— START OF Data section —

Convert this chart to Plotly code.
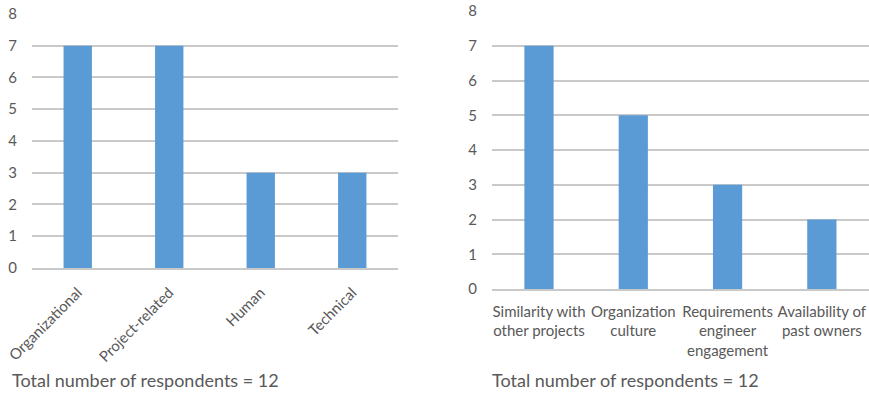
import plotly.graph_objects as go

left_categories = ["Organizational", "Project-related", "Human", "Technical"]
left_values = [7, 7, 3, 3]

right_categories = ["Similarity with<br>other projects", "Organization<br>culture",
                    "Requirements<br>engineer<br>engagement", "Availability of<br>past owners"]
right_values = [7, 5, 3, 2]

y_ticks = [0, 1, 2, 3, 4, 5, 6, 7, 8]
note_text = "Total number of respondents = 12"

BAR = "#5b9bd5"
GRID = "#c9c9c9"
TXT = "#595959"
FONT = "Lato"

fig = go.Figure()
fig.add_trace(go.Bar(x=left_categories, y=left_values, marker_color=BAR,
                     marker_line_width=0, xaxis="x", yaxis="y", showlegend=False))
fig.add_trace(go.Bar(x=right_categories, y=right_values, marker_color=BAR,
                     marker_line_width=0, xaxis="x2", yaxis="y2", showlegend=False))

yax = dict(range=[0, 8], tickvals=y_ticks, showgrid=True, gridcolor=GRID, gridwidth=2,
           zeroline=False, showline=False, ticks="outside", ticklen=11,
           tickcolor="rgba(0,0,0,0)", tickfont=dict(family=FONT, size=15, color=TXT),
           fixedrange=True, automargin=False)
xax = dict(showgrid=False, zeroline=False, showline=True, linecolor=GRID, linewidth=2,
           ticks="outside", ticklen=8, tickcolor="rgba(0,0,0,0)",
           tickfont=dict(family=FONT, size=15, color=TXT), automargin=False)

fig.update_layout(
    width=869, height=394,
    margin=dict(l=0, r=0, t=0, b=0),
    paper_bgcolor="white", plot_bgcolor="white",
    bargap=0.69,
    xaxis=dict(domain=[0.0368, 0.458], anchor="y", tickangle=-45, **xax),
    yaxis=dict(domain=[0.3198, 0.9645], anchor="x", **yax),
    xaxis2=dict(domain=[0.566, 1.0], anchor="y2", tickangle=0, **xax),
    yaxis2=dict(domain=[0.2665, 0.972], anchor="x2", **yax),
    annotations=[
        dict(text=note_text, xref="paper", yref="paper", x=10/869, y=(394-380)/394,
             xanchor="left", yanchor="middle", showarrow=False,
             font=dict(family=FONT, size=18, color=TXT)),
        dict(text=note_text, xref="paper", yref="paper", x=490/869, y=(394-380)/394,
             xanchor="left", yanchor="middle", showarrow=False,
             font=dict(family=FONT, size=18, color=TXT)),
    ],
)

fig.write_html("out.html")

— END OF Data section —

What the task requires -> Leave the pictures out and reproduce exactly the lines from the top of the listing above through the line with "size=15, color=TXT), automargin=False)".

Solution below ->
Convert this chart to Plotly code.
import plotly.graph_objects as go

left_categories = ["Organizational", "Project-related", "Human", "Technical"]
left_values = [7, 7, 3, 3]

right_categories = ["Similarity with<br>other projects", "Organization<br>culture",
                    "Requirements<br>engineer<br>engagement", "Availability of<br>past owners"]
right_values = [7, 5, 3, 2]

y_ticks = [0, 1, 2, 3, 4, 5, 6, 7, 8]
note_text = "Total number of respondents = 12"

BAR = "#5b9bd5"
GRID = "#c9c9c9"
TXT = "#595959"
FONT = "Lato"

fig = go.Figure()
fig.add_trace(go.Bar(x=left_categories, y=left_values, marker_color=BAR,
                     marker_line_width=0, xaxis="x", yaxis="y", showlegend=False))
fig.add_trace(go.Bar(x=right_categories, y=right_values, marker_color=BAR,
                     marker_line_width=0, xaxis="x2", yaxis="y2", showlegend=False))

yax = dict(range=[0, 8], tickvals=y_ticks, showgrid=True, gridcolor=GRID, gridwidth=2,
           zeroline=False, showline=False, ticks="outside", ticklen=11,
           tickcolor="rgba(0,0,0,0)", tickfont=dict(family=FONT, size=15, color=TXT),
           fixedrange=True, automargin=False)
xax = dict(showgrid=False, zeroline=False, showline=True, linecolor=GRID, linewidth=2,
           ticks="outside", ticklen=8, tickcolor="rgba(0,0,0,0)",
           tickfont=dict(family=FONT, size=15, color=TXT), automargin=False)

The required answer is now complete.